Suzuki Vitara vs Honda HR-V vs Peugeot 2008 driving
The Vitara is the only car of the three to come with optional four-wheel drive but, while it may be better for more extreme off-roading, our light off-road course wasn’t extreme enough to reveal differences between the three. On the road, the Vitara is great fun to drive – it feels like a high-riding hot hatch, not a small SUV. It feels poised and comfortable on the road putting it in a completely different league to the other two.
The Honda isn’t quite as refined or as fun to drive as the Suzuki but feels more comfortable and quiet in manual models. The CVT automatic gearbox we tested in the video makes a strange noise and slightly ruins the otherwise agreeable driving experience. Rear visibility is also an issue thanks to a large rear pillar creating a sizeable blindspot.

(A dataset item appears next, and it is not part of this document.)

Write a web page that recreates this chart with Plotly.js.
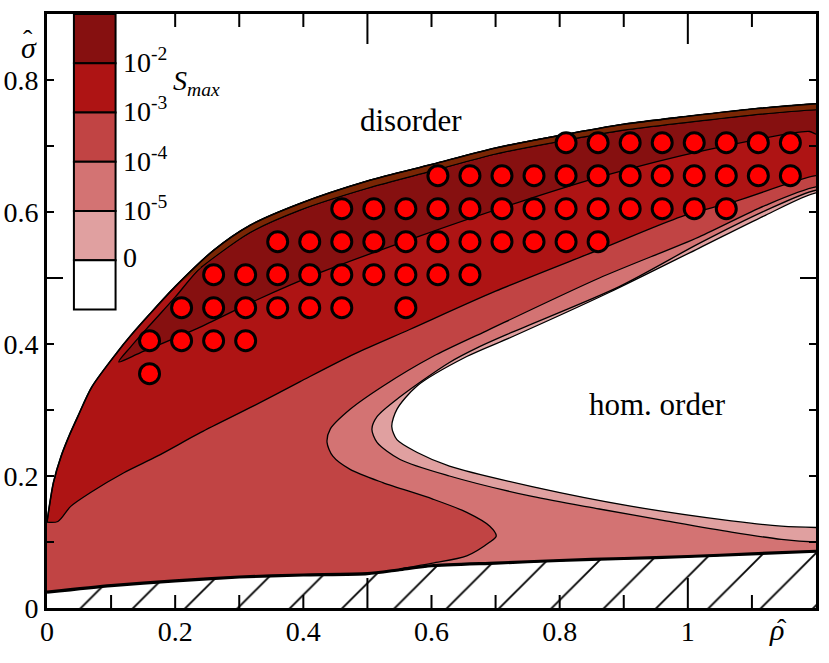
<!DOCTYPE html>
<html>
<head>
<meta charset="utf-8">
<script src="https://cdn.plot.ly/plotly-3.0.1.min.js"></script>
<style>html,body{margin:0;padding:0;background:#fff;}#chart{width:829px;height:663px;}</style>
</head>
<body>
<div id="chart"></div>
<script>
// ---------------- data ----------------
// outer (upper) boundary of the coloured region
const upperRho   = [0, 0.003, 0.01, 0.022, 0.035, 0.048, 0.07, 0.11, 0.13, 0.16, 0.2, 0.26, 0.317, 0.395, 0.5, 0.6, 0.7, 0.8, 0.9, 1.0, 1.1, 1.2];
const upperSigma = [0.13, 0.15, 0.19, 0.23, 0.262, 0.29, 0.335, 0.388, 0.412, 0.445, 0.487, 0.542, 0.58, 0.613, 0.647, 0.672, 0.697, 0.716, 0.733, 0.745, 0.756, 0.764];
// lower (hatched) boundary
const lowerRho   = [0, 0.1, 0.2, 0.3, 0.4, 0.5, 0.55, 0.6, 0.7, 0.8, 0.9, 1.0, 1.1, 1.2];
const lowerSigma = [0.024, 0.034, 0.041, 0.047, 0.05, 0.052, 0.058, 0.064, 0.068, 0.072, 0.075, 0.078, 0.082, 0.086];
// S_max > 1e-2 region: lower edge and upper edge
const darkLowerRho   = [0.112, 0.146, 0.24, 0.328, 0.426, 0.577, 0.737, 0.87, 1.03, 1.19, 1.2];
const darkLowerSigma = [0.373, 0.387, 0.426, 0.467, 0.508, 0.562, 0.615, 0.655, 0.694, 0.722, 0.718];
const darkUpperRho   = [0.112, 0.13, 0.16, 0.2, 0.24, 0.317, 0.395, 0.5, 0.6, 0.7, 0.8, 0.9, 1.0, 1.1, 1.2];
const darkUpperSigma = [0.373, 0.395, 0.428, 0.471, 0.516, 0.569, 0.603, 0.636, 0.662, 0.688, 0.707, 0.724, 0.736, 0.747, 0.755];
// contour S_max = 1e-3
const c3Rho   = [0, 0.017, 0.037, 0.068, 0.12, 0.172, 0.24, 0.32, 0.395, 0.48, 0.566, 0.7, 0.862, 0.99, 1.08, 1.2];
const c3Sigma = [0.13, 0.131, 0.154, 0.175, 0.205, 0.23, 0.266, 0.305, 0.343, 0.385, 0.422, 0.48, 0.543, 0.593, 0.618, 0.655];
// contour S_max = 1e-4
const c4Rho   = [1.2, 1.121, 1.017, 0.862, 0.686, 0.602, 0.524, 0.473, 0.442, 0.437, 0.446, 0.473, 0.524, 0.602, 0.655, 0.691, 0.701, 0.691, 0.655, 0.602, 0.55];
const c4Sigma = [0.638, 0.61, 0.562, 0.5, 0.42, 0.381, 0.336, 0.301, 0.271, 0.251, 0.23, 0.21, 0.19, 0.165, 0.145, 0.124, 0.109, 0.1, 0.079, 0.068, 0.059];
// contour S_max = 1e-5
const c5Rho   = [1.2, 1.121, 1.017, 0.893, 0.726, 0.675, 0.628, 0.551, 0.515, 0.507, 0.515, 0.551, 0.628, 0.757, 0.862, 0.966, 1.068, 1.146, 1.2];
const c5Sigma = [0.633, 0.602, 0.552, 0.487, 0.418, 0.396, 0.372, 0.32, 0.29, 0.271, 0.251, 0.225, 0.2, 0.169, 0.15, 0.132, 0.115, 0.104, 0.1];
// contour S_max = 0 (homogeneous order)
const c0Rho   = [1.2, 1.121, 1.017, 0.877, 0.726, 0.655, 0.577, 0.546, 0.538, 0.546, 0.577, 0.628, 0.757, 0.913, 1.068, 1.146, 1.2];
const c0Sigma = [0.629, 0.595, 0.545, 0.478, 0.411, 0.381, 0.336, 0.301, 0.275, 0.255, 0.236, 0.215, 0.184, 0.154, 0.132, 0.124, 0.122];
// simulation points (rows of constant sigma)
const rowSigma = [0.355, 0.405, 0.455, 0.505, 0.555, 0.605, 0.655, 0.705];
const rowRho = [
  [0.16],
  [0.16, 0.21, 0.26, 0.31],
  [0.21, 0.26, 0.31, 0.36, 0.41, 0.46, 0.56],
  [0.26, 0.31, 0.36, 0.41, 0.46, 0.51, 0.56, 0.61, 0.66],
  [0.36, 0.41, 0.46, 0.51, 0.56, 0.61, 0.66, 0.71, 0.76, 0.81, 0.86],
  [0.46, 0.51, 0.56, 0.61, 0.66, 0.71, 0.76, 0.81, 0.86, 0.91, 0.96, 1.01, 1.06],
  [0.61, 0.66, 0.71, 0.76, 0.81, 0.86, 0.91, 0.96, 1.01, 1.06, 1.11, 1.16],
  [0.81, 0.86, 0.91, 0.96, 1.01, 1.06, 1.11, 1.16]
];
// legend
const legendColors = ['#861010', '#AE1414', '#C14444', '#D37373', '#E0A0A0', '#FFFFFF'];
const legendLabels = ['10<sup>-2</sup>', '10<sup>-3</sup>', '10<sup>-4</sup>', '10<sup>-5</sup>', '0'];
// axes
const xTickVals = [0, 0.2, 0.4, 0.6, 0.8, 1];
const xTickText = ['0', '0.2', '0.4', '0.6', '0.8', '1'];
const yTickVals = [0, 0.2, 0.4, 0.6, 0.8];
const yTickText = ['0', '0.2', '0.4', '0.6', '0.8'];
const xMinorTicks = [0.1, 0.2, 0.3, 0.4, 0.6, 0.7, 0.8, 0.9, 1.1];
const xMajorTicks = [0.5, 1.0];
const yMinorTicks = [0.1, 0.2, 0.3, 0.4, 0.6, 0.7, 0.8];
const yMajorTicks = [0.5];

// ---------------- styling ----------------
const XR = [0, 1.2], YR = [0, 0.9];
const PAD = 0.05;
const FONT = '"Liberation Serif", serif';
const BROWN = '#7A2604';
const rev = a => a.slice().reverse();
const lw = 1.3;

function poly(x, y, fill, width) {
  return {type: 'scatter', mode: 'lines', x: x, y: y, fill: 'toself', fillcolor: fill,
          line: {color: '#000', width: width === undefined ? lw : width, shape: 'spline', smoothing: 0.8},
          hoverinfo: 'skip'};
}
// extend a curve that ends on the right frame a little past it, so polygon corners fall outside the clip
const padEndX = a => a.concat([XR[1] + PAD]);
const padEndY = a => a.concat([a[a.length - 1]]);
const padStartX = a => [XR[1] + PAD].concat(a);
const padStartY = a => [a[0]].concat(a);

const traces = [];
// hatched (forbidden) region
const hatchX = [XR[0], XR[1]].concat(rev(lowerRho));
const hatchY = [YR[0], YR[0]].concat(rev(lowerSigma));
traces.push({type: 'scatter', mode: 'lines', x: hatchX, y: hatchY, fill: 'toself', fillcolor: '#fff',
  fillpattern: {shape: '/', size: 37, solidity: 0.05, fgcolor: '#000', bgcolor: '#fff'},
  line: {width: 0}, hoverinfo: 'skip'});
// 1e-3..1e-2 (whole band)
traces.push(poly(padEndX(upperRho).concat(padStartX(rev(lowerRho))),
                 padEndY(upperSigma).concat(padStartY(rev(lowerSigma))), legendColors[1]));
// 1e-4..1e-3
traces.push(poly(padEndX(c3Rho).concat(padStartX(rev(lowerRho))),
                 padEndY(c3Sigma).concat(padStartY(rev(lowerSigma))), legendColors[2]));
// 1e-5..1e-4
const lastB = c4Rho[c4Rho.length - 1];
const lowR = lowerRho.filter(r => r > lastB), lowS = lowerSigma.filter((s, i) => lowerRho[i] > lastB);
traces.push(poly(padStartX(c4Rho).concat(padEndX(lowR)), padStartY(c4Sigma).concat(padEndY(lowS)), legendColors[3]));
// 0..1e-5
traces.push(poly(padEndX(padStartX(c5Rho)), padEndY(padStartY(c5Sigma)), legendColors[4]));
// 0
traces.push(poly(padEndX(padStartX(c0Rho)), padEndY(padStartY(c0Sigma)), legendColors[5]));
// > 1e-2
traces.push(poly(padEndX(darkLowerRho).concat(padStartX(rev(darkUpperRho))),
                 padEndY(darkLowerSigma).concat(padStartY(rev(darkUpperSigma))), legendColors[0]));
// brown rim along outer boundary
const bu = upperRho.map((r, i) => [r, upperSigma[i]]).filter(p => p[0] >= 0.2);
const bd = darkUpperRho.map((r, i) => [r, darkUpperSigma[i]]).filter(p => p[0] >= 0.24).reverse();
traces.push(poly(padEndX(bu.map(p => p[0])).concat(padStartX(bd.map(p => p[0]))),
                 padEndY(bu.map(p => p[1])).concat(padStartY(bd.map(p => p[1]))), BROWN, 1.1));
// outer boundary line
traces.push({type: 'scatter', mode: 'lines', x: upperRho, y: upperSigma,
  line: {color: '#000', width: 1.6, shape: 'spline', smoothing: 0.8}, hoverinfo: 'skip'});
// thick lower boundary
traces.push({type: 'scatter', mode: 'lines', x: lowerRho, y: lowerSigma,
  line: {color: '#000', width: 3.2, shape: 'spline', smoothing: 0.6}, hoverinfo: 'skip'});
// simulation points
const px = [], py = [];
rowRho.forEach((row, i) => row.forEach(r => { px.push(r); py.push(rowSigma[i]); }));
traces.push({type: 'scatter', mode: 'markers', x: px, y: py,
  marker: {size: 20, color: '#FF0000', line: {color: '#000', width: 3}}, hoverinfo: 'skip'});

const shapes = [];
// tick marks (inside, on all four sides)
function xTick(v, len) {
  shapes.push({type: 'line', xref: 'x', yref: 'paper', ysizemode: 'pixel', yanchor: 0, x0: v, x1: v, y0: 0, y1: len,
    line: {color: '#000', width: 2}, layer: 'above'});
  shapes.push({type: 'line', xref: 'x', yref: 'paper', ysizemode: 'pixel', yanchor: 1, x0: v, x1: v, y0: 0, y1: -len,
    line: {color: '#000', width: 2}, layer: 'above'});
}
function yTick(v, len) {
  shapes.push({type: 'line', yref: 'y', xref: 'paper', xsizemode: 'pixel', xanchor: 0, y0: v, y1: v, x0: 0, x1: len,
    line: {color: '#000', width: 2}, layer: 'above'});
  shapes.push({type: 'line', yref: 'y', xref: 'paper', xsizemode: 'pixel', xanchor: 1, y0: v, y1: v, x0: 0, x1: -len,
    line: {color: '#000', width: 2}, layer: 'above'});
}
xMinorTicks.forEach(v => xTick(v, 13));
xMajorTicks.forEach(v => xTick(v, 30));
yMinorTicks.forEach(v => yTick(v, 7));
yMajorTicks.forEach(v => yTick(v, 16));

// legend colour boxes
const lgX0 = 0.042, lgX1 = 0.107, lgTop = 0.9, lgStep = 0.0746;
legendColors.forEach((c, i) => {
  shapes.push({type: 'rect', xref: 'x', yref: 'y', x0: lgX0, x1: lgX1,
    y0: lgTop - (i + 1) * lgStep, y1: lgTop - i * lgStep, fillcolor: c,
    line: {color: '#000', width: 2}, layer: 'above'});
});

const annotations = [];
const txt = (s) => ({family: FONT, size: s, color: '#000'});
legendLabels.forEach((t, i) => {
  annotations.push({xref: 'x', yref: 'y', x: 0.116, y: lgTop - (i + 1) * lgStep + 0.004, text: t,
    showarrow: false, xanchor: 'left', yanchor: 'middle', font: txt(28)});
});
annotations.push({xref: 'x', yref: 'y', x: 0.194, y: 0.796, text: '<i>S</i><sub><i>max</i></sub>',
  showarrow: false, xanchor: 'left', yanchor: 'middle', font: txt(28)});
annotations.push({xref: 'x', yref: 'y', x: 0.568, y: 0.739, text: 'disorder',
  showarrow: false, font: txt(31)});
annotations.push({xref: 'x', yref: 'y', x: 0.952, y: 0.308, text: 'hom. order',
  showarrow: false, font: txt(31)});
// axis symbols: letter plus a hat placed above it
annotations.push({xref: 'paper', yref: 'paper', x: -0.037, y: 0.974, text: '<i>\u03c3</i>',
  showarrow: false, font: txt(30)});
annotations.push({xref: 'paper', yref: 'paper', x: -0.034, y: 0.987, text: '\u02c6',
  showarrow: false, font: txt(28)});
annotations.push({xref: 'paper', yref: 'paper', x: 0.961, y: -0.068, text: '<i>\u03c1</i>',
  showarrow: false, font: txt(30)});
annotations.push({xref: 'paper', yref: 'paper', x: 0.965, y: -0.064, text: '\u02c6',
  showarrow: false, font: txt(28)});

const layout = {
  width: 829, height: 663,
  margin: {l: 47, r: 13, t: 14, b: 55, pad: 0},
  paper_bgcolor: '#fff', plot_bgcolor: '#fff',
  showlegend: false,
  font: {family: FONT},
  xaxis: {range: XR, tickmode: 'array', tickvals: xTickVals, ticktext: xTickText, ticks: '',
    showline: true, linewidth: 3, linecolor: '#000', mirror: true, ticklabelstandoff: -4,
    showgrid: false, zeroline: false, tickfont: txt(28), fixedrange: true},
  yaxis: {range: YR, tickmode: 'array', tickvals: yTickVals, ticktext: yTickText, ticks: '',
    showline: true, linewidth: 3, linecolor: '#000', mirror: true,
    showgrid: false, zeroline: false, tickfont: txt(28), fixedrange: true},
  shapes: shapes,
  annotations: annotations
};
Plotly.newPlot('chart', traces, layout, {staticPlot: true, displayModeBar: false});
</script>
</body>
</html>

The 2008 doesn’t have the sporty edge the Vitara has or the slick and responsive controls of the Honda, but it still has a lot going for it. The suspension is supple, making it great over bumps and driving around town. There’s a bit of wind whistle on faster roads but, overall, it’s a good car to travel in and is generally inoffensive to drive.
Suzuki Vitara vs Honda HR-V vs Peugeot 2008 verdict
While the Peugeot looks the most upmarket and the Honda is the most innovative, the Suzuki hits the spot with its cheeky charm and fun yet composed driving experience. Its chunky looks and good levels of practicality make it a strong family car choice and the low price and decent levels of standard equipment mean it represents brilliant value for money.